Israel’s Diaspora Affairs Minister Omer Yankelevich tweeted: “Our thoughts and prayers are with Austria in these tragic and very hard hours.”
Vienna police tweeted that the exact circumstances of the incident were still being determined.
Police asked the public not to post videos from the scene, saying it endangered police and residents as the operation was still ongoing. Police also asked the public not to circulate “rumors.”
In September, Chancellor Sebastian Kurz announced that the Austrian government and the Jewish community had signed an agreement that would see federal funds to secure Jewish institutions increase threefold.
“The last weeks have shown that we have to act together to protect Jewish life in Austria even more determinedly,” Kurz wrote on his Twitter profile. “That’s why we as a state will support the Jewish community with its increased security costs.”

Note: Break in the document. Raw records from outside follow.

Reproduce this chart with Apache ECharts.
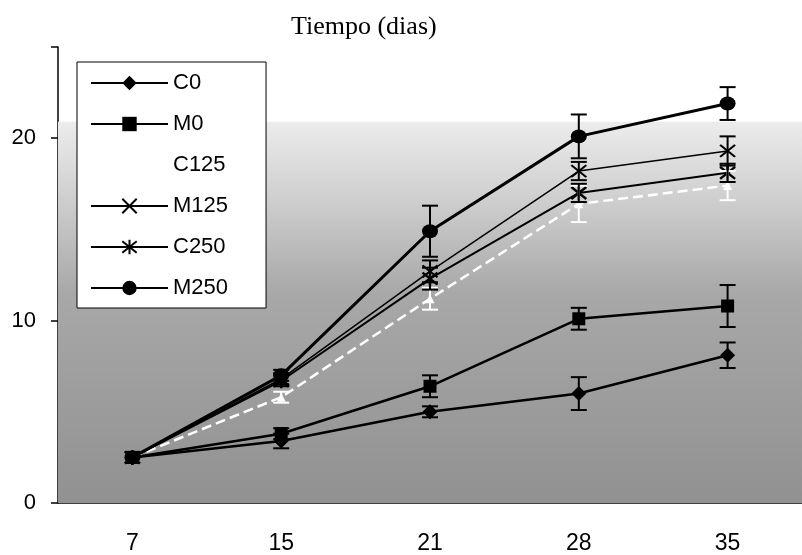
<!DOCTYPE html>
<html>
<head>
<meta charset="utf-8">
<script src="https://cdn.jsdelivr.net/npm/echarts@6/dist/echarts.min.js"></script>
<style>
  html, body { margin: 0; padding: 0; background: #fff; }
  #m1 { width: 802px; height: 555px; }
</style>
</head>
<body>
<div id="m1"></div>
<script>
// 时间（天）
var days = ['7', '15', '21', '28', '35'];
var yTicks = [0, 10, 20];

// 各组数值及误差
var c0 = [2.5, 3.4, 5.0, 6.0, 8.1];
var c0Err = [0, 0.4, 0.3, 0.9, 0.7];
var m0 = [2.5, 3.8, 6.4, 10.1, 10.8];
var m0Err = [0, 0.3, 0.6, 0.6, 1.15];
var c125 = [2.5, 5.8, 11.2, 16.4, 17.4];
var c125Err = [0, 0.3, 0.6, 1.0, 0.8];
var m125 = [2.5, 6.8, 12.7, 18.2, 19.3];
var m125Err = [0, 0.3, 0.6, 0.5, 0.8];
var c250 = [2.5, 6.7, 12.3, 17.0, 18.1];
var c250Err = [0, 0.3, 0.6, 0.5, 0.5];
var m250 = [2.5, 7.0, 14.9, 20.1, 21.9];
var m250Err = [0, 0.3, 1.4, 1.2, 0.9];

var shadeTop = 20.9;

var crossPath = 'path://M0,0L10,10M10,0L0,10';
var starPath = 'path://M1,1L9,9M9,1L1,9M5,0L5,10';

function errBars(vals, errs, color) {
    var data = [];
    vals.forEach(function (v, i) {
        if (errs[i] > 0) data.push([i, v - errs[i], v + errs[i]]);
    });
    return {
        type: 'custom',
        z: 4,
        silent: true,
        data: data,
        renderItem: function (params, api) {
            var lo = api.coord([api.value(0), api.value(1)]);
            var hi = api.coord([api.value(0), api.value(2)]);
            var w = 8;
            var st = { stroke: color, lineWidth: 2 };
            return {
                type: 'group',
                children: [
                    { type: 'line', shape: { x1: lo[0], y1: lo[1], x2: hi[0], y2: hi[1] }, style: st },
                    { type: 'line', shape: { x1: lo[0] - w, y1: lo[1], x2: lo[0] + w, y2: lo[1] }, style: st },
                    { type: 'line', shape: { x1: hi[0] - w, y1: hi[1], x2: hi[0] + w, y2: hi[1] }, style: st }
                ]
            };
        }
    };
}

var myChart = echarts.init(document.getElementById('m1'));
var option = {
    animation: false,
    title: {
        text: 'Tiempo (dias)',
        left: 286,
        top: 9,
        textStyle: { fontFamily: 'Liberation Serif', fontSize: 26, fontWeight: 'normal', color: '#000' }
    },
    legend: {
        orient: 'vertical',
        left: 77,
        top: 62,
        padding: [10, 38, 9, 13],
        itemGap: 19,
        itemWidth: 77,
        itemHeight: 18,
        backgroundColor: '#fff',
        borderColor: '#000',
        borderWidth: 1,
        z: 10,
        selectedMode: false,
        textStyle: { fontFamily: 'Liberation Sans', fontSize: 22, color: '#000' },
        data: ['C0', 'M0', 'C125', 'M125', 'C250', 'M250']
    },
    grid: {
        left: 58,
        top: 47,
        right: -11,
        bottom: 52
    },
    xAxis: {
        type: 'category',
        data: days,
        boundaryGap: true,
        axisLine: { lineStyle: { color: '#000', width: 1.5 } },
        axisTick: { length: 10, lineStyle: { color: '#000', width: 1.5 } },
        axisLabel: { margin: 29, fontFamily: 'Liberation Sans', fontSize: 23, color: '#000' }
    },
    yAxis: {
        type: 'value',
        min: 0,
        max: 25,
        interval: 10,
        splitLine: { show: false },
        axisLine: { show: true, lineStyle: { color: '#000', width: 1.5 } },
        axisTick: { show: true, length: 7, lineStyle: { color: '#000', width: 1.5 } },
        axisLabel: {
            margin: 22,
            fontFamily: 'Liberation Sans',
            fontSize: 22,
            color: '#000',
            formatter: function (v) { return yTicks.indexOf(v) >= 0 ? String(v) : ''; }
        }
    },
    series: [
        {
            name: 'shade',
            type: 'line',
            data: [],
            z: 0,
            silent: true,
            markArea: {
                silent: true,
                itemStyle: {
                    color: {
                        type: 'linear', x: 0, y: 0, x2: 0, y2: 1,
                        colorStops: [
                            { offset: 0, color: '#ececec' },
                            { offset: 0.2, color: '#cfcfcf' },
                            { offset: 0.45, color: '#a8a8a8' },
                            { offset: 1, color: '#919191' }
                        ]
                    }
                },
                data: [[{ yAxis: 0 }, { yAxis: shadeTop }]]
            }
        },
        {
            name: 'C0', type: 'line', data: c0, z: 3,
            symbol: 'diamond', symbolSize: 15,
            itemStyle: { color: '#000' },
            lineStyle: { color: '#000', width: 2.5 }
        },
        {
            name: 'M0', type: 'line', data: m0, z: 3,
            symbol: 'rect', symbolSize: 13,
            itemStyle: { color: '#000' },
            lineStyle: { color: '#000', width: 2.5 }
        },
        {
            name: 'C125', type: 'line', data: c125, z: 2,
            symbol: 'triangle', symbolSize: 9,
            itemStyle: { color: '#fff' },
            lineStyle: { color: '#fff', width: 2.5, type: 'dashed' }
        },
        {
            name: 'M125', type: 'line', data: m125, z: 3,
            symbol: crossPath, symbolSize: [15, 12],
            itemStyle: { color: '#000', borderColor: '#000', borderWidth: 2 },
            lineStyle: { color: '#000', width: 1.5 }
        },
        {
            name: 'C250', type: 'line', data: c250, z: 3,
            symbol: starPath, symbolSize: 15,
            itemStyle: { color: '#000', borderColor: '#000', borderWidth: 2.5 },
            lineStyle: { color: '#000', width: 2 }
        },
        {
            name: 'M250', type: 'line', data: m250, z: 3,
            symbol: 'circle', symbolSize: [16, 14],
            itemStyle: { color: '#000' },
            lineStyle: { color: '#000', width: 3 }
        },
        errBars(c0, c0Err, '#000'),
        errBars(m0, m0Err, '#000'),
        errBars(c125, c125Err, '#fff'),
        errBars(m125, m125Err, '#000'),
        errBars(c250, c250Err, '#000'),
        errBars(m250, m250Err, '#000')
    ]
};
myChart.setOption(option);
</script>
</body>
</html>
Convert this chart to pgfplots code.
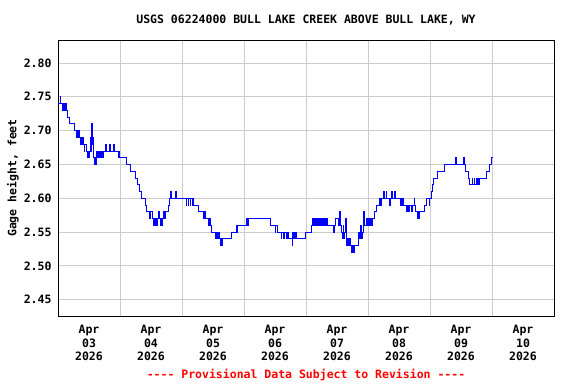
\documentclass[border=0pt]{standalone}
\usepackage{pgfplots}
\pgfplotsset{compat=1.18}
\usepackage{fontspec}
\setmainfont{DejaVu Sans Mono}
\definecolor{gridgray}{RGB}{204,204,204}
\definecolor{usgsblue}{RGB}{0,0,255}
\definecolor{usgsred}{RGB}{255,0,0}
\newcommand{\dsh}{-\kern0pt-\kern0pt-\kern0pt-}
\begin{document}
\begin{tikzpicture}
\useasboundingbox (0pt,0pt) rectangle (576pt,384pt);
\begin{axis}[
  at={(58pt,68pt)}, anchor=south west,
  scale only axis, width=496pt, height=276pt,
  xmin=0, xmax=8, ymin=2.4258, ymax=2.834,
  xtick={0.5,1.5,2.5,3.5,4.5,5.5,6.5,7.5},
  xticklabels={{Apr\\03\\2026},{Apr\\04\\2026},{Apr\\05\\2026},{Apr\\06\\2026},{Apr\\07\\2026},{Apr\\08\\2026},{Apr\\09\\2026},{Apr\\10\\2026}},
  xticklabel style={align=center, font=\fontsize{11.5}{13.6}\selectfont\bfseries, yshift=-5.5pt},
  minor xtick={1,2,3,4,5,6,7},
  xminorgrids=true, xmajorgrids=false, ymajorgrids=true,
  ytick={2.45,2.50,2.55,2.60,2.65,2.70,2.75,2.80},
  yticklabel style={font=\fontsize{11.5}{13.5}\selectfont\bfseries, xshift=-3pt,
    /pgf/number format/.cd, fixed, fixed zerofill, precision=2, assume math mode=true},
  major tick length=0pt, minor tick length=0pt,
  major grid style={draw=gridgray, line width=0.9pt},
  minor grid style={draw=gridgray, line width=0.9pt},
  axis line style={line width=1pt, black},
  clip=true,
]
\addplot[const plot, draw=usgsblue, line width=0.7pt] coordinates {
(0.000,2.74) (0.030,2.75) (0.040,2.74) (0.075,2.73) (0.085,2.74) (0.095,2.73) (0.105,2.74) (0.115,2.73) (0.125,2.74)
(0.140,2.73) (0.150,2.72) (0.183,2.71) (0.258,2.70) (0.290,2.69) (0.300,2.70) (0.312,2.69) (0.325,2.70) (0.344,2.69)
(0.360,2.68) (0.370,2.69) (0.382,2.68) (0.395,2.69) (0.409,2.68) (0.420,2.67) (0.430,2.68) (0.452,2.67) (0.470,2.66)
(0.480,2.67) (0.489,2.66) (0.505,2.67) (0.521,2.69) (0.530,2.67) (0.538,2.71) (0.546,2.68) (0.555,2.69) (0.565,2.66)
(0.580,2.65) (0.590,2.66) (0.602,2.65) (0.612,2.66) (0.624,2.67) (0.634,2.66) (0.650,2.67) (0.660,2.66) (0.677,2.67)
(0.687,2.66) (0.700,2.67) (0.710,2.66) (0.731,2.67) (0.769,2.68) (0.785,2.67) (0.828,2.68) (0.840,2.67) (0.892,2.68)
(0.905,2.67) (0.973,2.66) (0.983,2.67) (0.993,2.66) (1.097,2.65) (1.161,2.64) (1.250,2.63) (1.280,2.62) (1.312,2.61)
(1.349,2.60) (1.403,2.59) (1.419,2.58) (1.470,2.57) (1.484,2.58) (1.516,2.57) (1.530,2.56) (1.548,2.57) (1.565,2.56)
(1.580,2.57) (1.591,2.56) (1.605,2.57) (1.618,2.58) (1.630,2.57) (1.645,2.56) (1.661,2.57) (1.672,2.56) (1.683,2.57)
(1.699,2.58) (1.710,2.57) (1.726,2.58) (1.780,2.59) (1.790,2.60) (1.806,2.61) (1.825,2.60) (1.898,2.61) (1.908,2.60)
(2.065,2.59) (2.075,2.60) (2.100,2.59) (2.110,2.60) (2.130,2.59) (2.140,2.60) (2.160,2.59) (2.170,2.60) (2.183,2.59)
(2.263,2.58) (2.344,2.57) (2.354,2.58) (2.371,2.57) (2.425,2.56) (2.435,2.57) (2.452,2.56) (2.478,2.55) (2.543,2.54)
(2.559,2.55) (2.570,2.54) (2.586,2.55) (2.596,2.54) (2.613,2.53) (2.624,2.54) (2.635,2.53) (2.656,2.54) (2.801,2.55)
(2.871,2.56) (2.881,2.55) (2.895,2.56) (3.043,2.57) (3.055,2.56) (3.065,2.57) (3.419,2.56) (3.500,2.55) (3.510,2.56)
(3.530,2.55) (3.597,2.54) (3.607,2.55) (3.640,2.54) (3.650,2.55) (3.690,2.54) (3.700,2.55) (3.715,2.54) (3.774,2.53)
(3.784,2.55) (3.800,2.54) (3.810,2.55) (3.825,2.54) (3.835,2.55) (3.845,2.54) (3.984,2.55) (4.091,2.56) (4.110,2.57)
(4.120,2.56) (4.140,2.57) (4.150,2.56) (4.165,2.57) (4.175,2.56) (4.190,2.57) (4.200,2.56) (4.215,2.57) (4.225,2.56)
(4.245,2.57) (4.255,2.56) (4.270,2.57) (4.280,2.56) (4.300,2.57) (4.310,2.56) (4.330,2.57) (4.340,2.56) (4.441,2.55)
(4.451,2.56) (4.468,2.57) (4.520,2.56) (4.530,2.57) (4.545,2.58) (4.555,2.56) (4.575,2.55) (4.590,2.54) (4.600,2.56)
(4.610,2.54) (4.625,2.55) (4.635,2.57) (4.645,2.54) (4.656,2.53) (4.670,2.54) (4.685,2.53) (4.700,2.54) (4.710,2.53)
(4.730,2.52) (4.745,2.53) (4.763,2.52) (4.775,2.53) (4.844,2.55) (4.855,2.54) (4.871,2.56) (4.885,2.54) (4.909,2.55)
(4.920,2.58) (4.935,2.56) (4.978,2.57) (4.990,2.56) (5.005,2.57) (5.020,2.56) (5.032,2.57) (5.050,2.56) (5.065,2.57)
(5.102,2.58) (5.140,2.59) (5.183,2.60) (5.195,2.59) (5.210,2.60) (5.247,2.61) (5.260,2.60) (5.290,2.61) (5.300,2.60)
(5.344,2.59) (5.354,2.60) (5.382,2.61) (5.392,2.60) (5.425,2.61) (5.435,2.60) (5.516,2.59) (5.526,2.60) (5.540,2.59)
(5.550,2.60) (5.570,2.59) (5.624,2.58) (5.635,2.59) (5.650,2.58) (5.660,2.59) (5.704,2.58) (5.715,2.59) (5.740,2.60)
(5.750,2.59) (5.765,2.58) (5.790,2.57) (5.800,2.58) (5.812,2.57) (5.825,2.58) (5.909,2.59) (5.946,2.60) (5.984,2.59)
(5.994,2.60) (6.016,2.61) (6.038,2.62) (6.059,2.63) (6.113,2.64) (6.231,2.65) (6.414,2.66) (6.424,2.65) (6.543,2.66)
(6.560,2.65) (6.575,2.64) (6.590,2.64) (6.618,2.63) (6.640,2.62) (6.680,2.63) (6.690,2.62) (6.710,2.63) (6.720,2.62)
(6.740,2.63) (6.750,2.62) (6.770,2.63) (6.780,2.62) (6.790,2.63) (6.914,2.64) (6.952,2.65) (6.984,2.66) (7.021,2.66)
};
\end{axis}
\node[font=\fontsize{11.5}{13.5}\selectfont\bfseries, anchor=center] at (306pt,364pt) {USGS 06224000 BULL LAKE CREEK ABOVE BULL LAKE, WY};
\node[font=\fontsize{11.5}{13.5}\selectfont\bfseries, rotate=90, anchor=center] at (13pt,206pt) {Gage height, feet};
\node[font=\fontsize{11.5}{13.5}\selectfont\bfseries, text=usgsred, anchor=center] at (306pt,9pt) {\dsh{} Provisional Data Subject to Revision \dsh};
\end{tikzpicture}
\end{document}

According to the agreement, which will be anchored in legislation, the Austrian government will pay €4 million (NIS 16 million, $4.7 million) to the Jewish community every year.
“With this historic step the Austrian government is manifesting Jewish life as a natural and inseparable part of Austria,” Deutsch, the head of the Jewish community, wrote in a letter sent to community members at the time.
The community has reached a “historic agreement with the federal government of Austria to safeguard and foster Jewish life in the long term,” he said.